## Exercise goal
Would you copy the records below, exactly and only from their first line through the line containing "-346800, -350000, -355500];", without any pictures?

## Supplied data
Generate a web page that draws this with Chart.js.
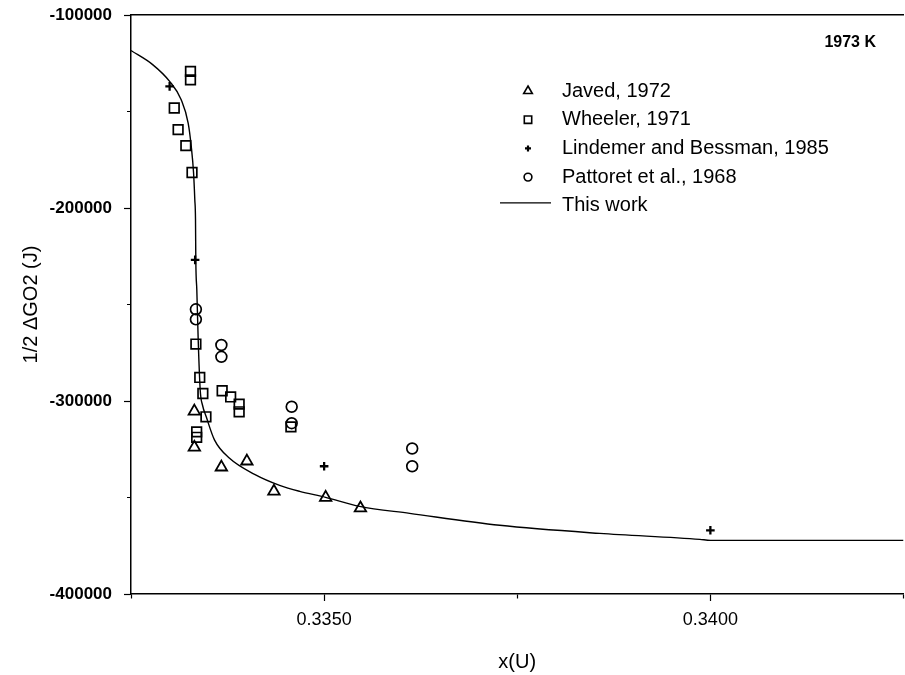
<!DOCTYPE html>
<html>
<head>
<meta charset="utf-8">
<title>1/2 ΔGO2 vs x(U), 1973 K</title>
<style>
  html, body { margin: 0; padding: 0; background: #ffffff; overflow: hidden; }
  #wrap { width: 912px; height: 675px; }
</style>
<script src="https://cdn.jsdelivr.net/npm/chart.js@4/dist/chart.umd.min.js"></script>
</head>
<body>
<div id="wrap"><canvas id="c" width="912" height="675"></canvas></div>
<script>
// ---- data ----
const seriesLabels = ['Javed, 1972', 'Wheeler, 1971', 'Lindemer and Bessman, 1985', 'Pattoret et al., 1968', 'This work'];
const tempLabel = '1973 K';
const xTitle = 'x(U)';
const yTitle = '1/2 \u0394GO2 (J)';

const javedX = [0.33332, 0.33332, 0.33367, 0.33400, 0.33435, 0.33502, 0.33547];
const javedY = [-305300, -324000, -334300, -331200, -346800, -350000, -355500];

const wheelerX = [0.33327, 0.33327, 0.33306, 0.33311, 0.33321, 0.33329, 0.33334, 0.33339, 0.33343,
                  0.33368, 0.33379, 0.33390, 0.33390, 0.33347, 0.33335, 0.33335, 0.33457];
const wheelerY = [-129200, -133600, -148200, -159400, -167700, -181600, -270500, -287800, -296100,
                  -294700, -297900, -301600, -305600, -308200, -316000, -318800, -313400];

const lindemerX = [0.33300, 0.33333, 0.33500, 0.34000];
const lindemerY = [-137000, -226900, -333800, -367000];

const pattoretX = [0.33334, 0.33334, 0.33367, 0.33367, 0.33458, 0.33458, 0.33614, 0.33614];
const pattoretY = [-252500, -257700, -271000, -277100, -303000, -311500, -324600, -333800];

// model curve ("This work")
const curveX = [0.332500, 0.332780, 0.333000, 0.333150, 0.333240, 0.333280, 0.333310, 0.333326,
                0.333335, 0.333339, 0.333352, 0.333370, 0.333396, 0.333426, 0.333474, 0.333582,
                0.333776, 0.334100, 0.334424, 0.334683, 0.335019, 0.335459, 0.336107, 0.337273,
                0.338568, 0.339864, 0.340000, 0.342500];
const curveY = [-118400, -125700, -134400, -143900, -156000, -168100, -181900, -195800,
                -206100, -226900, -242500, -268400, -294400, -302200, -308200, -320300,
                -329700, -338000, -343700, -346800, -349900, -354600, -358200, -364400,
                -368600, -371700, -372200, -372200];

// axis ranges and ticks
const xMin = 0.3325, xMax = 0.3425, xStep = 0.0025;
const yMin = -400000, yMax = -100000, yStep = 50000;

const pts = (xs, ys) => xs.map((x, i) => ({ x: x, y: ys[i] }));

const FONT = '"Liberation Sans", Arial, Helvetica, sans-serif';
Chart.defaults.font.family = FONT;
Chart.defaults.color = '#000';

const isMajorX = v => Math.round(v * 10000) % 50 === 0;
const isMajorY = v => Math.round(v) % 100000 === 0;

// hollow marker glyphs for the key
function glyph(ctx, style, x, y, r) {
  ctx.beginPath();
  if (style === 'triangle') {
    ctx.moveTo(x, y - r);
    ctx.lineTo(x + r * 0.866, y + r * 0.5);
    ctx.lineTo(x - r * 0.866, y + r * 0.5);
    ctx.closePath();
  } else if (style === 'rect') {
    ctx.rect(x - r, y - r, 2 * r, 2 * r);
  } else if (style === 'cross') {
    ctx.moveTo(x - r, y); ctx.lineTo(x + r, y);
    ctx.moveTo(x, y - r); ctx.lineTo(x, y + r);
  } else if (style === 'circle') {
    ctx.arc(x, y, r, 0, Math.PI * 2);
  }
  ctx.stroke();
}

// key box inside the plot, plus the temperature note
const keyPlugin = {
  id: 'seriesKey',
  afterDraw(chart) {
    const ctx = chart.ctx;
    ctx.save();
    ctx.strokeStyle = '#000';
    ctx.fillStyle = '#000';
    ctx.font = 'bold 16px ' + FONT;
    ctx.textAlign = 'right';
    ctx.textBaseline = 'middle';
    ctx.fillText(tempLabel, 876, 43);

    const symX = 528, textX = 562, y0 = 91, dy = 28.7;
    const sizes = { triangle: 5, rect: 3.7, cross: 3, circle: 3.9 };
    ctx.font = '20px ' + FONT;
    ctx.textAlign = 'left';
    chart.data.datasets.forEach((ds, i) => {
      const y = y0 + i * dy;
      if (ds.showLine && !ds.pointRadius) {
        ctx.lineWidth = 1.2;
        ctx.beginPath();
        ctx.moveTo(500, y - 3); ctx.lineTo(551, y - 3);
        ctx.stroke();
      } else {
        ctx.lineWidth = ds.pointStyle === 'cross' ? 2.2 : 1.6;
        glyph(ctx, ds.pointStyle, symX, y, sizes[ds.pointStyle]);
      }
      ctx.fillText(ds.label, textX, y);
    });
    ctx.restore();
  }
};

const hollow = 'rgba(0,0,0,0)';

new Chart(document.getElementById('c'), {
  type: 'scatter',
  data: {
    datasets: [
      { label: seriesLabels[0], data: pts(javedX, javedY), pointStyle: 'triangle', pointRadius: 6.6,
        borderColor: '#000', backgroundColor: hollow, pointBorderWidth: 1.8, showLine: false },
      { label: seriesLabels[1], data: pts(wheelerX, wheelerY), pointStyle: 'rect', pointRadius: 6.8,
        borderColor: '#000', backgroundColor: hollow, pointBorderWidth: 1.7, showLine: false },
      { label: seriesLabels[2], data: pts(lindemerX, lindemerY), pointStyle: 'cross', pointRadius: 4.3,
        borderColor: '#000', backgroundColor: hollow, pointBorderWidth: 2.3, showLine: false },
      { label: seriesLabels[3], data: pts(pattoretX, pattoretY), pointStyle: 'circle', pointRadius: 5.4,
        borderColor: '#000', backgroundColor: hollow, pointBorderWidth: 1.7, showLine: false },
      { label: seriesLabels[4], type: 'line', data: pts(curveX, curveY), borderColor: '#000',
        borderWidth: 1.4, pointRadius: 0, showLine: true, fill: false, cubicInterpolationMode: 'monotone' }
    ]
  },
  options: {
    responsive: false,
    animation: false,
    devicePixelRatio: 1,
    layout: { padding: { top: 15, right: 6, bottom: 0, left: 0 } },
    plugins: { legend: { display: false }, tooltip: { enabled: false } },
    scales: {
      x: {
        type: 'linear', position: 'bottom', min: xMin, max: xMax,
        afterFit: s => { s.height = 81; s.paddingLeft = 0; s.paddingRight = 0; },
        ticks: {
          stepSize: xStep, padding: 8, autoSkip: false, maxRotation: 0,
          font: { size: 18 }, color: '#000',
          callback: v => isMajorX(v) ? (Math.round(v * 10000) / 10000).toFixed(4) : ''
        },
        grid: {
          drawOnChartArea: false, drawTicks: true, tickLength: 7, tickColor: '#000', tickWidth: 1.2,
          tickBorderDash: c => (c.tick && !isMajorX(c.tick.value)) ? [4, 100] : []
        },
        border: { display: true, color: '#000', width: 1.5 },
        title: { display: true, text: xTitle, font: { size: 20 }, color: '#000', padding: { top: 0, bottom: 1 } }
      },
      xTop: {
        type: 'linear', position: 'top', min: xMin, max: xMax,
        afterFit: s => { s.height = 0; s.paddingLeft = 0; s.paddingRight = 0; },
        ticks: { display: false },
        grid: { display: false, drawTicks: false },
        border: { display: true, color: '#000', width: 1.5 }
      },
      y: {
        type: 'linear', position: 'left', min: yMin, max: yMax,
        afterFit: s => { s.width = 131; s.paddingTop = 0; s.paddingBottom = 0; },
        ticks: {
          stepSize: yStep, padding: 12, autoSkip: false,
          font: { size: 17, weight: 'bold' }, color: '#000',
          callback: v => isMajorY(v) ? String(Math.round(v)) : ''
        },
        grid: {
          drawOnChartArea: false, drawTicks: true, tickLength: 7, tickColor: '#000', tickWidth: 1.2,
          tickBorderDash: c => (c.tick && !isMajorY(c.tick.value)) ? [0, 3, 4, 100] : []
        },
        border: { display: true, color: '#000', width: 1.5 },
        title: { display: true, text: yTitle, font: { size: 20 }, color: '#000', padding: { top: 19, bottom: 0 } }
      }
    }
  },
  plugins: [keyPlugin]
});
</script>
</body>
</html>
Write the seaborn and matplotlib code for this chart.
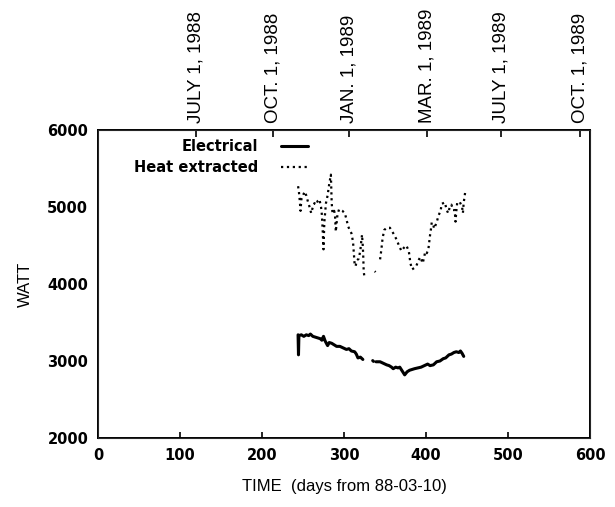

## Full answer
Generate a web page that draws this with Chart.js.
<!DOCTYPE html>
<html>
<head>
<meta charset="utf-8">
<title>1/2 ΔGO2 vs x(U), 1973 K</title>
<style>
  html, body { margin: 0; padding: 0; background: #ffffff; overflow: hidden; }
  #wrap { width: 912px; height: 675px; }
</style>
<script src="https://cdn.jsdelivr.net/npm/chart.js@4/dist/chart.umd.min.js"></script>
</head>
<body>
<div id="wrap"><canvas id="c" width="912" height="675"></canvas></div>
<script>
// ---- data ----
const seriesLabels = ['Javed, 1972', 'Wheeler, 1971', 'Lindemer and Bessman, 1985', 'Pattoret et al., 1968', 'This work'];
const tempLabel = '1973 K';
const xTitle = 'x(U)';
const yTitle = '1/2 \u0394GO2 (J)';

const javedX = [0.33332, 0.33332, 0.33367, 0.33400, 0.33435, 0.33502, 0.33547];
const javedY = [-305300, -324000, -334300, -331200, -346800, -350000, -355500];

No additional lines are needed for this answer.